DE on the ground is not quite as good as DE in the IPM tray under the screened bottom board. My TBH kits from Beeline Woodenware already came with the slide out boards and I will see if I can get you a photograph of how they do it. It's a small frame built with 1x2's that the Masonite board sits on. There is a small piece of wood in the end that doesn't let the curious bees get into the dust, as it's toxic to them. That's one of the reasons why I didn't spread it below my hive. I have many heavy laden workers that end up in the grass below the hive before they finally make it in the hole.

I ran all my hives with DE in the bottom board and I really liked the results. I haven't used the formic soaked pads, but they can just be placed on a Tupperware lid on the IPM board on top of the DE dust. You don't need a heavy layer. I've also found that it kills wax moths. my guess is mites would meet their demise as well, but I can't see any in the dust so far.

DE on the ground has to be reapplied each time it rains. I reapply the DE on the IPM board about every 3 weeks.


----------



## dsegrest (May 15, 2014)

ruthiesbees said:


> DE on the ground is not quite as good as DE in the IPM tray under the screened bottom board. My TBH kits from Beeline Woodenware already came with the slide out boards and I will see if I can get you a photograph of how they do it. It's a small frame built with 1x2's that the Masonite board sits on. There is a small piece of wood in the end that doesn't let the curious bees get into the dust, as it's toxic to them. That's one of the reasons why I didn't spread it below my hive. I have many heavy laden workers that end up in the grass below the hive before they finally make it in the hole.
> 
> I ran all my hives with DE in the bottom board and I really liked the results. I haven't used the formic soaked pads, but they can just be placed on a Tupperware lid on the IPM board on top of the DE dust. You don't need a heavy layer. I've also found that it kills wax moths. my guess is mites would meet their demise as well, but I can't see any in the dust so far.
> 
> DE on the ground has to be reapplied each time it rains. I reapply the DE on the IPM board about every 3 weeks.

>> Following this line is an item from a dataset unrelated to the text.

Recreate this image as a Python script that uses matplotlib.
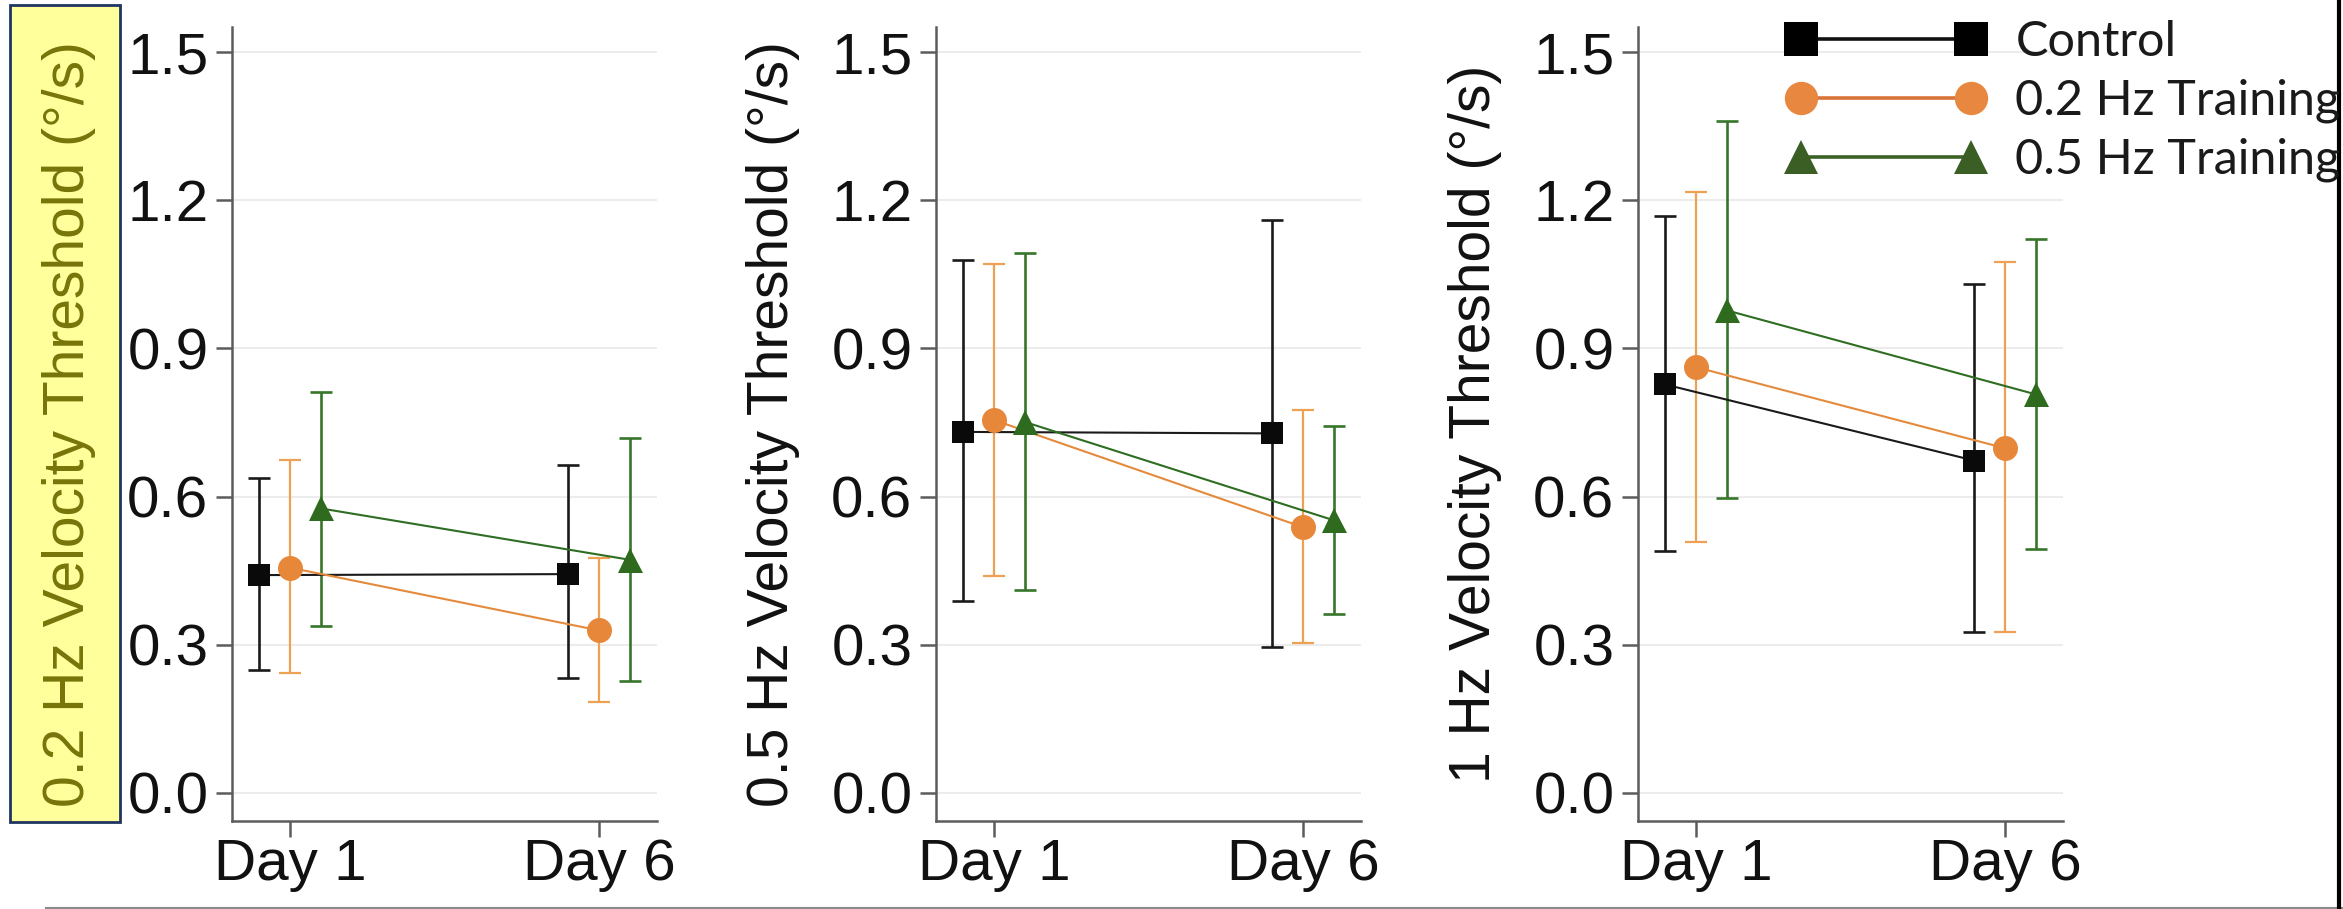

I have mulch under my hives and I put DE into it. I do not replenish it when it rains and it seems to keep working. I have been told that it doesn't bother the bees only soft bodied creatures like snails or those that have hard carapaces like SHBs. I also use the oil trays and find that I rarely see a SHB.


----------



## Rader Sidetrack (Nov 30, 2011)

If you want to build a screened bottom board that has a tray beneath it, Beesource member _Rusty Hills Farm_ has some directions/photos on his site:

http://rustysbees.com/ipm.html


----------



## ruthiesbees (Aug 27, 2013)

here are some pictures of the bottom board that comes with the kit from Beeline.


----------



## Rader Sidetrack (Nov 30, 2011)

Oops, I just realized that this is the TBH forum, and my reference in post #4 to Rusty's plans are not particularly relevant for a TBH. Sorry about that.


Post #14 of this October 2014 thread has a photo and description of a TBH with a screened/solid bottom with a tray:
http://www.beesource.com/forums/sho...5-Package-Bees-for-sale&p=1198100#post1198100


----------



## BobRagsdale (Nov 23, 2014)

I tried the screened bottom board with a tray below it but stopped using them because they quickly became a breeding ground for wax moths.


----------



## ruthiesbees (Aug 27, 2013)

BobRagsdale said:


> I tried the screened bottom board with a tray below it but stopped using them because they quickly became a breeding ground for wax moths.


If you put a thin layer of diatomaceous earth on the bottom board, the wax moths roll in it and die.


----------



## PHudson (Sep 27, 2014)

I just did some modifications on my TBH and added a screened bottom with a pull out tray / board underneath that. Wasn't very hard to do. Here is the sketchup pic.


----------